In 1963, the Communists were losing the war in South Vietnam. The man whom Vice President Lyndon Johnson once called “the Winston Churchill of Asia,” President Diem, had built up his country to economic self-sufficiency, and was keeping the Communists in check with the aid of only 12,000 U.S. military advisers.
So, the Communists switched from a military to a propaganda offensive. They hatched the smear that President Diem was guilty of religious persecution of the Buddhists who constituted the majority of the population in South Vietnam. The sympathy of the American people was aroused by pictures of Buddhist monks incinerating themselves in the street in order to protest Diem’s alleged religious persecution.
All our information came from four or five Buddhist pagodas controlled by a leftist monk named Thich-Tri-Quang, instead of from the other 3,700 pagodas which remained loyal to the Diem Government.
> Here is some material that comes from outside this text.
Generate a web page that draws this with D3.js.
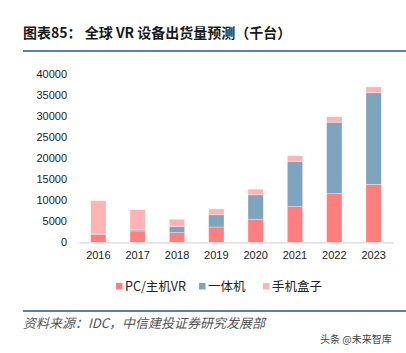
<!DOCTYPE html>
<html>
<head>
<meta charset="utf-8">
<script src="https://cdn.jsdelivr.net/npm/d3@7"></script>
<style>
  body { margin: 0; background: #fff; }
  svg { display: block; }
</style>
</head>
<body>
<svg></svg>
<script>
// chart data (thousand units)
let years = ['2016', '2017', '2018', '2019', '2020', '2021', '2022', '2023']
let pcVR = [1900, 2700, 2300, 3650, 5500, 8500, 11600, 13800]
let standalone = [100, 250, 1500, 2900, 5800, 10800, 17000, 21800]
let mobileBox = [7900, 4800, 1700, 1400, 1350, 1300, 1300, 1400]
let seriesNames = ['PC/主机VR', '一体机', '手机盒子']
let yTicks = [0, 5000, 10000, 15000, 20000, 25000, 30000, 35000, 40000]

let colors = ['#ff7f7f', '#7fa5be', '#ffb3b3']

let width = 406
let height = 353

let svg = d3.select('svg')
    .attr('width', width)
    .attr('height', height)

// title and rules
svg.append('text')
    .attr('x', 23)
    .attr('y', 38)
    .attr('font-family', 'Noto Sans CJK SC')
    .attr('font-weight', 'bold')
    .attr('font-size', 14)
    .attr('fill', '#1a1a1a')
    .text('图表85：  全球 VR 设备出货量预测（千台）')

svg.append('line')
    .attr('x1', 23).attr('x2', 406)
    .attr('y1', 51).attr('y2', 51)
    .attr('stroke', '#1f5a8a').attr('stroke-width', 1.5)

svg.append('line')
    .attr('x1', 23).attr('x2', 406)
    .attr('y1', 311).attr('y2', 311)
    .attr('stroke', '#1f5a8a').attr('stroke-width', 1.5)

// scales
let xScale = d3.scaleBand()
    .domain(years)
    .range([78.7, 393.3])
    .paddingInner(0.61)
    .paddingOuter(0.305)

let yScale = d3.scaleLinear()
    .domain([0, 40000])
    .range([242.3, 74.3])

// stack the series
let table = years.map((y, i) => ({ year: y, pc: pcVR[i], aio: standalone[i], box: mobileBox[i] }))
let stacked = d3.stack().keys(['pc', 'aio', 'box'])(table)

// axes
let yAxis = d3.axisLeft(yScale).tickValues(yTicks).tickSize(0).tickPadding(0).tickFormat(d3.format('d'))
svg.append('g')
    .attr('transform', 'translate(67, 0)')
    .call(yAxis)
    .call(g => g.select('.domain').remove())
    .selectAll('text')
    .attr('font-family', 'Liberation Sans')
    .attr('font-size', 11)
    .attr('fill', '#222')

let xAxis = d3.axisBottom(xScale).tickSize(0).tickPadding(9)
svg.append('g')
    .attr('transform', 'translate(0, 242.3)')
    .call(xAxis)
    .call(g => g.select('.domain').attr('stroke', '#d9d9d9').attr('stroke-width', 1.2))
    .selectAll('text')
    .attr('font-family', 'Liberation Sans')
    .attr('font-size', 11)
    .attr('fill', '#222')

// bars
svg.append('g')
    .selectAll('g')
    .data(stacked)
    .enter()
    .append('g')
    .attr('fill', (d, i) => colors[i])
    .selectAll('rect')
    .data(d => d)
    .enter()
    .append('rect')
    .attr('x', d => xScale(d.data.year))
    .attr('width', xScale.bandwidth())
    .attr('y', d => yScale(d[1]))
    .attr('height', d => yScale(d[0]) - yScale(d[1]))
    .attr('stroke', '#fff')
    .attr('stroke-opacity', 0.5)
    .attr('stroke-width', 0.6)

// legend
let legendX = [116, 199, 263]
let legend = svg.append('g')
    .selectAll('g')
    .data(seriesNames)
    .enter()
    .append('g')
    .attr('transform', (d, i) => 'translate(' + legendX[i] + ', 286)')

legend.append('rect')
    .attr('x', 0).attr('y', -3)
    .attr('width', 6.5).attr('height', 6.5)
    .attr('fill', (d, i) => colors[i])

legend.append('text')
    .attr('x', 9)
    .attr('y', 5)
    .attr('font-family', 'Noto Sans CJK SC')
    .attr('font-size', 12.5)
    .attr('fill', '#222')
    .text(d => d)

// source and watermark
svg.append('text')
    .attr('x', 23)
    .attr('y', 328)
    .attr('font-family', 'Noto Sans CJK SC')
    .attr('font-style', 'italic')
    .attr('font-size', 13)
    .attr('fill', '#555')
    .text('资料来源：IDC，中信建投证券研究发展部')

svg.append('text')
    .attr('x', 320)
    .attr('y', 343)
    .attr('font-family', 'Noto Sans CJK SC')
    .attr('font-size', 10)
    .attr('fill', '#444')
    .text('头条 @未来智库')
</script>
</body>
</html>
This propaganda fooled our State Department into giving the green light to Diem’s enemies to overthrow his Government. Our embassy denied him asylum, and he was murdered.
The falsity of the propaganda about religious persecution was proved by the United Nations which set up a fact-finding mission to investigate the charges. This 16-nation UN report concluded that the accounts of massive persecution of the Buddhists were “at the best, vastly exaggerated, at the worst, a sordid propaganda fraud. … The persecution was either nonexistent or vastly exaggerated.”
The UN report described how one monk had been recruited by a “suicide promotion squad,” lied to and promised pain-killing drugs, in order to persuade him to burn himself.
Only three weeks later, Lee Harvey Oswald shot President John Kennedy. Oswald had lived in the Soviet Union, was permitted to travel freely there, to marry a Russian and take her out of the country. After he returned to the United States, he was brainwashed by the Fair Play for Cuba Committee to hate President Kennedy because Kennedy had forced Khrushchev to remove the Soviet missiles from their Cuban launching pads.
Also, by 1963, the Communists hated Kennedy with a passion because, in his famous ” I am a Berliner” speech, he assured our NATO allies that “we will risk our cities to save your cities” from Soviet nuclear attack.
As we observe the tenth anniversary of the assassinations of Presidents Kennedy and Diem, we should reflect on the sobering fact that Communist propaganda is so powerful that it caused the murders of two popular Presidents who spoke out strongly against Communist aggression.